Begin Given material

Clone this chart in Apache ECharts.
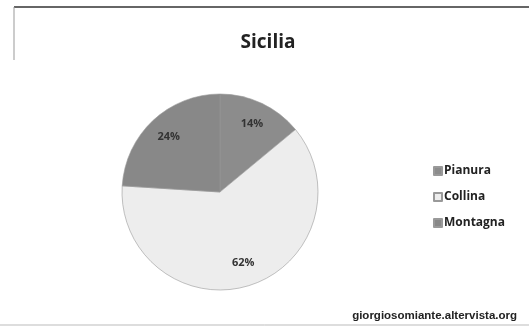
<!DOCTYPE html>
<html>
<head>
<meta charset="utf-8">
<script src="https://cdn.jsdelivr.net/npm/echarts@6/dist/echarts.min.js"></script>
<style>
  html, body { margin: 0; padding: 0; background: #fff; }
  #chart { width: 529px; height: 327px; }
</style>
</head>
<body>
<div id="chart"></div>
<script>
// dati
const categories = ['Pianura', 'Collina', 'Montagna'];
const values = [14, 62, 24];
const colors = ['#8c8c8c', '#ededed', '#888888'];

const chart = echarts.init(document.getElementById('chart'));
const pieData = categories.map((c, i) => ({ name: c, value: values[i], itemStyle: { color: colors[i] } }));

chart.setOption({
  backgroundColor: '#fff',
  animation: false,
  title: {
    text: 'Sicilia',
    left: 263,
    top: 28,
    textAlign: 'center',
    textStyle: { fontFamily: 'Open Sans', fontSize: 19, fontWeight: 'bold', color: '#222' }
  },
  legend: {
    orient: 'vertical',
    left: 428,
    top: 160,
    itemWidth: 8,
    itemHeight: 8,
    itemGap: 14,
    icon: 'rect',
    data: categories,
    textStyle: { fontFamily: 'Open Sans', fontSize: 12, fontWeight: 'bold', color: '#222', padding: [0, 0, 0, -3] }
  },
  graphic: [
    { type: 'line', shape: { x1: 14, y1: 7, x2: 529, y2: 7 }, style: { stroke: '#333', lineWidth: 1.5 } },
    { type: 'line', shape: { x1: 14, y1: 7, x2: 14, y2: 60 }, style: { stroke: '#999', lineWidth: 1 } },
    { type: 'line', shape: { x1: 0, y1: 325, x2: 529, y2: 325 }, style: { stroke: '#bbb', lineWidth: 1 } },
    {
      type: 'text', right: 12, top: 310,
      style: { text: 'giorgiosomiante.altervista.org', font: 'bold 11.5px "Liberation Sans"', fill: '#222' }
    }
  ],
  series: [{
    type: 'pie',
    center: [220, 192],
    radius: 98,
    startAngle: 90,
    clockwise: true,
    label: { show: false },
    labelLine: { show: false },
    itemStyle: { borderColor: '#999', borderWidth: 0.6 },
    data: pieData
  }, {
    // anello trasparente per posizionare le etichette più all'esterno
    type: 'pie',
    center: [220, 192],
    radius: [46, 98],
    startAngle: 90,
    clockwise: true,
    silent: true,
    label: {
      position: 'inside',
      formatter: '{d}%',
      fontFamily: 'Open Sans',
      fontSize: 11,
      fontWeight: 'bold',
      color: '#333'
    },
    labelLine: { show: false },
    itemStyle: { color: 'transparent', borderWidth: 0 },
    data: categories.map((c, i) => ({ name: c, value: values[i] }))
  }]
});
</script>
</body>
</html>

End Given material

**Set exercise**
Leave out the pictures, then repeat the listing above exactly from its first line to the line with "const pieData = categories.map((c, i)", inclusive.

**Complete answer**
Clone this chart in Apache ECharts.
<!DOCTYPE html>
<html>
<head>
<meta charset="utf-8">
<script src="https://cdn.jsdelivr.net/npm/echarts@6/dist/echarts.min.js"></script>
<style>
  html, body { margin: 0; padding: 0; background: #fff; }
  #chart { width: 529px; height: 327px; }
</style>
</head>
<body>
<div id="chart"></div>
<script>
// dati
const categories = ['Pianura', 'Collina', 'Montagna'];
const values = [14, 62, 24];
const colors = ['#8c8c8c', '#ededed', '#888888'];

const chart = echarts.init(document.getElementById('chart'));
const pieData = categories.map((c, i) => ({ name: c, value: values[i], itemStyle: { color: colors[i] } }));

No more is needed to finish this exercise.